D’EAUBONNE, Françoise. "Santé et pouvoir - l’exemple des « bombardiers de la santé » et de la clinique des Vinatiers à Lyon dans les années 1970"
Présentation aux Rencontres de Bieuzy, 2002. Compte-rendu de Ronald Creagh
médecine — thérapiepsychanalyseLes années 70-80 ont déjà pratiquement abordé bien des questions traitées dans cette rencontre : elles y étaient même monnaie courante. Ils avaient bien plus d’audace et d’esprit critique que ce dont on parle aujourd’hui
Dans les journées qui ont suivi mai 68 il y a eu un grand mouvement de tous ceux qui avaient exprimé des désirs et voyaient que ceux-ci n’étaient pas réalisés. Il ne suffisait plus de croire que le socialisme réaliserait tout.
Il y eut des débats sur l’éducation, etc. Et ces mouvements se sont développés en Allemagne plus qu’en France mais ils ont pris une grande intensité ici. Après mai 68, tout le monde était stupéfait de la rapidité de sa disparition : j’ai dit que c’était une source qui entre sous terre et ressortira. En effet tout a reparu après 71 avec l’antimilitarisme, le PHAR, le mouvement féministe. Une croissance spontanée et inimaginable est apparue. Et parmi tous ceux-ci, la question de la santé.
La question de la santé mentale a été mise en avant. La psychiatrie a donné naissance à des débats qui témoignaient d’une grande vitalité. L’antipsychiatrie est née en Allemagne avec beaucoup de force et d’efflorescence, notamment avec le SPK. C’était une théorisation et une praxis, regroupant des médecins, des patients, des psychiatrisés, parfois des internés qui remettaient en question ce qui les concernait directement. Ces mouvements ont été condamnés par la bande à Baader.
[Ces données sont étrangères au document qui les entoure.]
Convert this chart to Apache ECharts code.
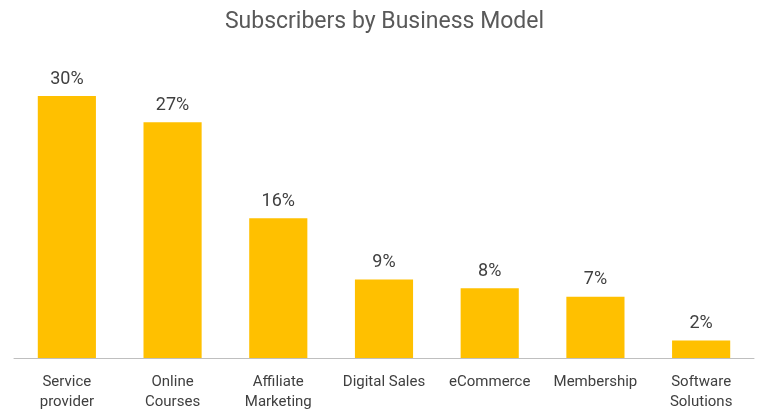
<!DOCTYPE html>
<html>
<head>
<meta charset="utf-8">
<script src="https://cdn.jsdelivr.net/npm/echarts@6/dist/echarts.min.js"></script>
<style>html,body{margin:0;background:#fff}#chart{width:769px;height:418px}</style>
</head>
<body>
<div id="chart"></div>
<script>
var categories = ['Service\nprovider', 'Online\nCourses', 'Affiliate\nMarketing', 'Digital Sales', 'eCommerce', 'Membership', 'Software\nSolutions'];
var values = [30, 27, 16, 9, 8, 7, 2];

var chart = echarts.init(document.getElementById('chart'));
chart.setOption({
  animation: false,
  textStyle: { fontFamily: 'Roboto' },
  title: {
    text: 'Subscribers by Business Model',
    left: 'center', top: 6,
    textStyle: { fontSize: 23, fontWeight: 'normal', color: '#595959', fontFamily: 'Roboto' }
  },
  grid: { left: 14, right: 15, top: 96, bottom: 60 },
  xAxis: {
    type: 'category',
    data: categories,
    axisTick: { show: false },
    axisLine: { lineStyle: { color: '#bfbfbf' } },
    axisLabel: { color: '#404040', fontSize: 15, lineHeight: 20, margin: 14, interval: 0 }
  },
  yAxis: { type: 'value', min: 0, max: 30, show: false },
  series: [{
    type: 'bar',
    data: values,
    barWidth: '55%',
    itemStyle: { color: '#FFC000' },
    label: {
      show: true, position: 'top', distance: 8,
      formatter: '{c}%', fontSize: 18, color: '#404040'
    }
  }]
});
</script>
</body>
</html>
Il y avait des débats, notamment avec le professeur Huber : "Faire de l’analyse une arme". Ce livre exprime d’abord une théorie particulièrement propre au SPK, à savoir que la réalité est un mot, car c’est toute la société qui est malade. La société est une maladie.
Huber développait une thérapie qui ressemblait à une thérapie de groupe mais qui me semble moins convaincante, mais la théorisation et la documentation sur laquelle elle s’appuyait était extrêmement intéressante.
On les avait surnommé les bombardiers de la santé, à cause de leur connivence avec les bandes à Baader. C’était une erreur sémantique, il aurait fallu dire bombiste ; mais Huber passait pour un être dangereux, capable de fomenter des attentats. Or il est certain que beaucoup de grosses têtes de la psychiatrie n’ont pas eu à se flatter de l’action de ces groupes. L’hôpital psychiatrique des Vinatiers, vit le docteur psychiatre déclarant que la psychiatrie était une erreur et quittant la psychiatrie. Il fit un comité d’autogestion avec les malades des Vinatiers ; ils avaient flanqué certains docteurs à la porte et la clinique fut autogérée avec certains malades. Tout à coup se réveillaient, descendaient les étages, prenaient la parole, des gens considérés comme des autistes. Ce qui était assez spectaculaire. Dans la fièvre et la jubilation d’une espèce de mai 68 ils avaient retrouvé une certaine pratique des facultés qu’ils avaient perdue. Malheureusement, il n’y eut jamais de débat : on applaudissait sans critique ou on critiquait a priori.
Après la révolte des Vinatiers il y eut une série de faits spectaculaires de simili attentats et certains partirent pour le Liban. A Paris, le Dr. Huber a participé à différentes actions politiques et publié « je ne serai plus psychiatre ». Ce fut difficile à le pousser
Les critiques refusèrent de parler du livre mais il fut un grand succès. Le Dr Huber eut un procès fut sévèrement condamné et emprisonné. Les malades firent la grève de la faim.
Huber et ses acolytes furent relâchés et les théories de faire de la maladie une arme furent largement discutées à Paris. La théorie fit long feu, à cause des extravagances et dérives. La folie est parmi nous du Dr Jean Fretet est un livre brillant mais qui fut si mal reçu que depuis l’auteur n’a rien publié.